Auf NRW-WAHL konzentrieren
Die Bundestagswahl ist mittlerweile zwar vorbei, aber im kommenden Jahr stehen schon die nächsten Landtagswahlen an. Ende März 2022 müssen die Wahlberechtigten im Saarland an die Urnen, im Mai wird in Schleswig-holstein und Nordrhein-westfalen gewählt. In allen drei Bundesländern lagen bei der Bundestagswahl Rot-grün oder Rot-rot (Saarland) vorne. Im Mai findet der mit Abstand wichtigste Stimmungstest zwischen Rhein und Weser statt. Verliert die schwarz-gelbe Koalition, dürfte sich die Republik noch stärker rot einfärben. Natürlich achten die Wählerinnen und Wähler auf ein Gleichgewicht der Kräfte und sind gegen Mitte der Legislaturperiode oft mit der aktuellen Regierung unzufrieden.

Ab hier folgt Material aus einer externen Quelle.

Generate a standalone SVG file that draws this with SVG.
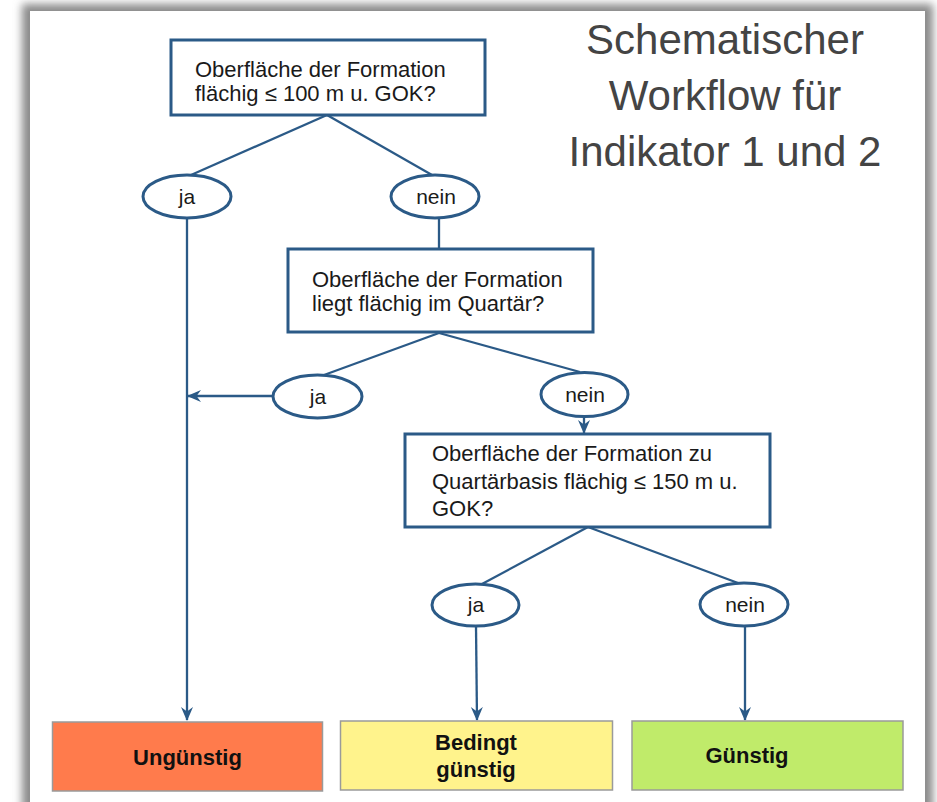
<svg xmlns="http://www.w3.org/2000/svg" width="937" height="802" viewBox="0 0 937 802">
<defs>
<filter id="sh" x="-10%" y="-10%" width="120%" height="120%"><feGaussianBlur stdDeviation="4"/></filter>
<marker id="arr" viewBox="0 0 14 14" refX="13" refY="7" markerWidth="14" markerHeight="14" markerUnits="userSpaceOnUse" orient="auto"><path d="M0,1 L14,7 L0,13 L4.5,7 z" fill="#2b5a87"/></marker>
<style>
.box{fill:#fff;stroke:#2b5a87;stroke-width:3}
.ell{fill:#fff;stroke:#2b5a87;stroke-width:3}
.con{fill:none;stroke:#2b5a87;stroke-width:2.3}
.t{font-family:"Liberation Sans",Arial,sans-serif;font-size:22px;fill:#1a1a1a}
.lab{font-family:"Liberation Sans",Arial,sans-serif;font-size:21px;fill:#1a1a1a;text-anchor:middle}
.res{stroke:#9a9a9a;stroke-width:1.5}
.rt{font-family:"Liberation Sans",Arial,sans-serif;font-size:22px;font-weight:bold;fill:#111;text-anchor:middle}
.title{font-family:"Liberation Sans",Arial,sans-serif;font-size:42px;fill:#444;text-anchor:middle}
</style>
</defs>
<rect width="937" height="802" fill="#fff"/>
<rect x="22" y="4" width="911" height="820" fill="#8a8a8a" filter="url(#sh)"/>
<rect x="30" y="11" width="895" height="800" fill="#fff"/>

<g id="title">
<text class="title" x="725" y="54">Schematischer</text>
<text class="title" x="725" y="110">Workflow für</text>
<text class="title" x="725" y="166">Indikator 1 und 2</text>
</g>

<g id="connectors">
<line class="con" x1="327" y1="115" x2="191" y2="175"/>
<line class="con" x1="327" y1="115" x2="432" y2="175"/>
<line class="con" x1="187" y1="218" x2="187" y2="720" marker-end="url(#arr)"/>
<line class="con" x1="439" y1="218" x2="439" y2="249"/>
<line class="con" x1="439" y1="333" x2="324" y2="375"/>
<line class="con" x1="439" y1="333" x2="580" y2="372"/>
<line class="con" x1="273" y1="396" x2="188" y2="396" marker-end="url(#arr)"/>
<line class="con" x1="584" y1="417" x2="584" y2="433" marker-end="url(#arr)"/>
<line class="con" x1="588" y1="527" x2="482" y2="584"/>
<line class="con" x1="588" y1="527" x2="738" y2="583"/>
<line class="con" x1="476" y1="626" x2="477" y2="720" marker-end="url(#arr)"/>
<line class="con" x1="745" y1="626" x2="745" y2="720" marker-end="url(#arr)"/>
</g>

<g id="q1">
<rect class="box" x="171" y="40" width="314" height="75"/>
<text class="t" x="195" y="77">Oberfläche der Formation</text>
<text class="t" x="195" y="101">flächig ≤ 100 m u. GOK?</text>
</g>
<g id="q1-ja"><ellipse class="ell" cx="187" cy="196.5" rx="44" ry="21.5"/><text class="lab" x="187" y="204">ja</text></g>
<g id="q1-nein"><ellipse class="ell" cx="435" cy="196.5" rx="44" ry="21.5"/><text class="lab" x="436" y="204">nein</text></g>

<g id="q2">
<rect class="box" x="288" y="249" width="305" height="83"/>
<text class="t" x="312" y="287">Oberfläche der Formation</text>
<text class="t" x="312" y="311">liegt flächig im Quartär?</text>
</g>
<g id="q2-ja"><ellipse class="ell" cx="317.5" cy="396.5" rx="44.5" ry="21.5"/><text class="lab" x="318" y="404">ja</text></g>
<g id="q2-nein"><ellipse class="ell" cx="584.5" cy="394.5" rx="43.5" ry="22"/><text class="lab" x="585" y="402">nein</text></g>

<g id="q3">
<rect class="box" x="405" y="434" width="365" height="93"/>
<text class="t" x="432" y="461">Oberfläche der Formation zu</text>
<text class="t" x="432" y="489">Quartärbasis flächig ≤ 150 m u.</text>
<text class="t" x="432" y="516">GOK?</text>
</g>
<g id="q3-ja"><ellipse class="ell" cx="475.5" cy="605" rx="43.5" ry="21"/><text class="lab" x="476" y="612">ja</text></g>
<g id="q3-nein"><ellipse class="ell" cx="744" cy="604.5" rx="44" ry="21.5"/><text class="lab" x="745" y="612">nein</text></g>

<g id="r-ungunstig">
<rect class="res" x="52.5" y="722" width="270" height="69" fill="#ff7b4c"/>
<text class="rt" x="187.5" y="765">Ungünstig</text>
</g>
<g id="r-bedingt">
<rect class="res" x="340.5" y="721" width="272" height="69" fill="#fff38c"/>
<text class="rt" x="476" y="750">Bedingt</text>
<text class="rt" x="476" y="777">günstig</text>
</g>
<g id="r-gunstig">
<rect class="res" x="632" y="721" width="271" height="69" fill="#c0eb6a"/>
<text class="rt" x="747" y="763">Günstig</text>
</g>
</svg>
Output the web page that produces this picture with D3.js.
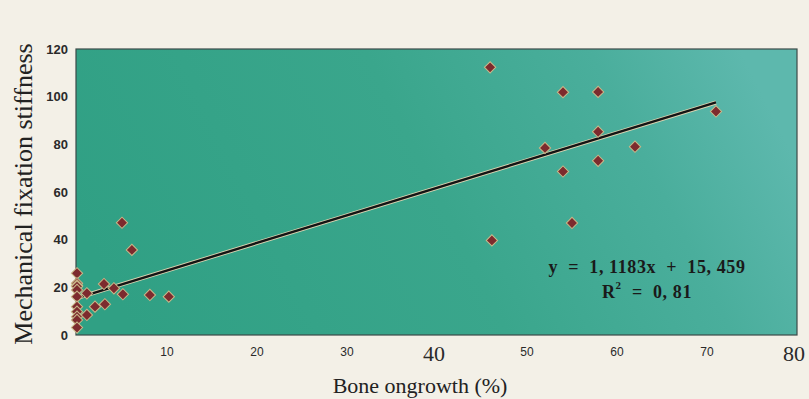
<!DOCTYPE html>
<html>
<head>
<meta charset="utf-8">
<script src="https://cdn.jsdelivr.net/npm/d3@7"></script>
<style>
  body { margin: 0; background: #f3f0e7; }
  svg { display: block; }
</style>
</head>
<body>
<div id="chart"></div>
<script>
// bone ongrowth (%) vs mechanical fixation stiffness
const ongrowth = [0, 0, 0, 0, 0, 0, 0, 0, 0, 0, 0,
  1.1, 1.1, 2.0, 3.0, 3.1, 4.1, 5.0, 5.1, 6.1, 8.1, 10.2,
  45.9, 46.1, 52.0, 54.0, 54.0, 55.0, 57.9, 57.9, 57.9, 62.0, 71.0];
const stiffness = [25.9, 21.7, 20.8, 20.3, 18.9, 16.1, 11.9, 9.8, 7.7, 6.3, 3.1,
  17.5, 8.4, 11.9, 21.4, 12.9, 19.6, 47.1, 17.1, 35.7, 16.8, 16.1,
  112.3, 39.7, 78.5, 101.9, 68.6, 47.0, 102.0, 85.3, 73.1, 79.0, 93.8];

// trend line ends as drawn in the picture
const fitX = [0, 71];
const fitY = [15.5, 97.6];

const yTicks = [0, 20, 40, 60, 80, 100, 120];
const xSmallTicks = [10, 20, 30, 50, 60, 70];
const xBigTicks = [40, 80];
const equation = "y  =  1, 1183x  +  15, 459";
const rSquared = "=  0, 81";

const width = 809, height = 399;
const svg = d3.select("#chart").append("svg")
  .attr("width", width)
  .attr("height", height);

const x = d3.scaleLinear().domain([0, 80]).range([77, 797]);
const y = d3.scaleLinear().domain([0, 120]).range([335, 49]);

const defs = svg.append("defs");
const grad = defs.append("linearGradient")
  .attr("id", "bg")
  .attr("x1", "0").attr("y1", "0.6").attr("x2", "1").attr("y2", "0.4");
grad.append("stop").attr("offset", "0%").attr("stop-color", "#30a084");
grad.append("stop").attr("offset", "50%").attr("stop-color", "#3aa68c");
grad.append("stop").attr("offset", "80%").attr("stop-color", "#4aae9c");
grad.append("stop").attr("offset", "100%").attr("stop-color", "#5db8ad");

svg.append("rect")
  .attr("x", x(0) - 1)
  .attr("y", y(120))
  .attr("width", x(80) - x(0) + 1)
  .attr("height", y(0) - y(120))
  .attr("fill", "url(#bg)")
  .attr("stroke", "#3b4a48")
  .attr("stroke-width", 1.2);

// y axis labels
svg.append("g")
  .selectAll("text")
  .data(yTicks)
  .join("text")
  .attr("x", 68)
  .attr("y", d => y(d) + 4.5)
  .attr("text-anchor", "end")
  .attr("font-family", "Liberation Sans Narrow, Liberation Sans, Arial, sans-serif")
  .attr("font-weight", "bold")
  .attr("font-size", 13)
  .attr("fill", "#2a2a2a")
  .text(d => d);

// x axis labels: small sans ones and two large serif ones
svg.append("g")
  .selectAll("text")
  .data(xSmallTicks)
  .join("text")
  .attr("x", d => x(d))
  .attr("y", 356)
  .attr("text-anchor", "middle")
  .attr("font-family", "Liberation Sans Narrow, Liberation Sans, Arial, sans-serif")
  .attr("font-size", 12)
  .attr("fill", "#2a2a2a")
  .text(d => d);

svg.append("g")
  .selectAll("text")
  .data(xBigTicks)
  .join("text")
  .attr("x", d => x(d) - 3)
  .attr("y", 361)
  .attr("text-anchor", "middle")
  .attr("font-family", "Liberation Serif, Times New Roman, serif")
  .attr("font-size", 22)
  .attr("fill", "#2a2a2a")
  .text(d => d);

// axis titles
svg.append("text")
  .attr("x", 420)
  .attr("y", 393)
  .attr("text-anchor", "middle")
  .attr("font-family", "Liberation Serif, Times New Roman, serif")
  .attr("font-size", 22)
  .attr("fill", "#222")
  .text("Bone ongrowth (%)");

svg.append("text")
  .attr("transform", "translate(32,194) rotate(-90)")
  .attr("text-anchor", "middle")
  .attr("font-family", "Liberation Serif, Times New Roman, serif")
  .attr("font-size", 26)
  .attr("fill", "#222")
  .text("Mechanical fixation stiffness");

// trend line
const line = d3.line().x(d => x(d[0])).y(d => y(d[1]));
svg.append("path")
  .datum(d3.zip(fitX, fitY))
  .attr("fill", "none")
  .attr("stroke", "#d9d2b0")
  .attr("stroke-width", 4.2)
  .attr("d", line);
svg.append("path")
  .datum(d3.zip(fitX, fitY))
  .attr("fill", "none")
  .attr("stroke", "#141414")
  .attr("stroke-width", 2.4)
  .attr("d", line);

// diamonds
const diamond = d3.symbol().type(d3.symbolSquare).size(64);
svg.append("g")
  .selectAll("path")
  .data(d3.zip(ongrowth, stiffness))
  .join("path")
  .attr("d", diamond)
  .attr("transform", d => `translate(${x(d[0])},${y(d[1])}) rotate(45)`)
  .attr("fill", "#7d2b2e")
  .attr("stroke", "#c9b98a")
  .attr("stroke-width", 1);

// regression equation
const eq = svg.append("g")
  .attr("font-family", "Liberation Serif, Times New Roman, serif")
  .attr("font-weight", "bold")
  .attr("font-size", 18)
  .attr("fill", "#1a1a1a");
eq.append("text")
  .attr("x", 647)
  .attr("y", 273)
  .attr("text-anchor", "middle")
  .attr("letter-spacing", 0.6)
  .attr("xml:space", "preserve")
  .text(equation);
const r2 = eq.append("text")
  .attr("x", 602)
  .attr("y", 298)
  .attr("letter-spacing", 0.6)
  .attr("xml:space", "preserve");
r2.append("tspan").text("R");
r2.append("tspan").attr("dy", -9).attr("font-size", 11).text("2");
r2.append("tspan").attr("dy", 9).text("  " + rSquared);
</script>
</body>
</html>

Doch dafür kommt die Wahl in Nordrhein-westfalen zu früh.
Im Augenblick fürchten viele in der CDU, dass das bevölkerungsreichste Bundesland verlorengeht. Das muss der designierte neue Ministerpräsident Hendrik Wüst (CDU) mit aller Kraft verhindern. Die Aufgabe ist gewaltig. Als Person ist er weitgehend unbekannt, seine Koalition hat nur eine Stimme Mehrheit im Landtag. Die Bilanz der regierenden schwarz-gelben Koalition ist nicht schlecht. NRW hat in vielen Bereichen aufgeholt. Die Finanzen sind zwar angespannt, aber das lag vor allem an der Corona-krise. Gerade in der Verkehrs- und Industriepolitik hat die Regierung einiges geleistet, in der Schulpolitik weniger. Wichtig für die Mannschaft um den bisherigen Verkehrsminister Wüst ist ein Programm, wie es nun weitergeht: NRW muss im Bundesvergleich vorne liegen und nicht hinter den führenden Bundesländern Bayern, Hessen und BadenWürttemberg. Es muss exzellenter Produktions- und Forschungsstandort sein, eine gute Familien-, Integrations- und Gesundheitspolitik aufzeigen und vor allem die Förderung und Bildung der Jugend in den Vordergrund rücken. Damit könnte Wüst punkten. Sonst wird es eng für die CDU.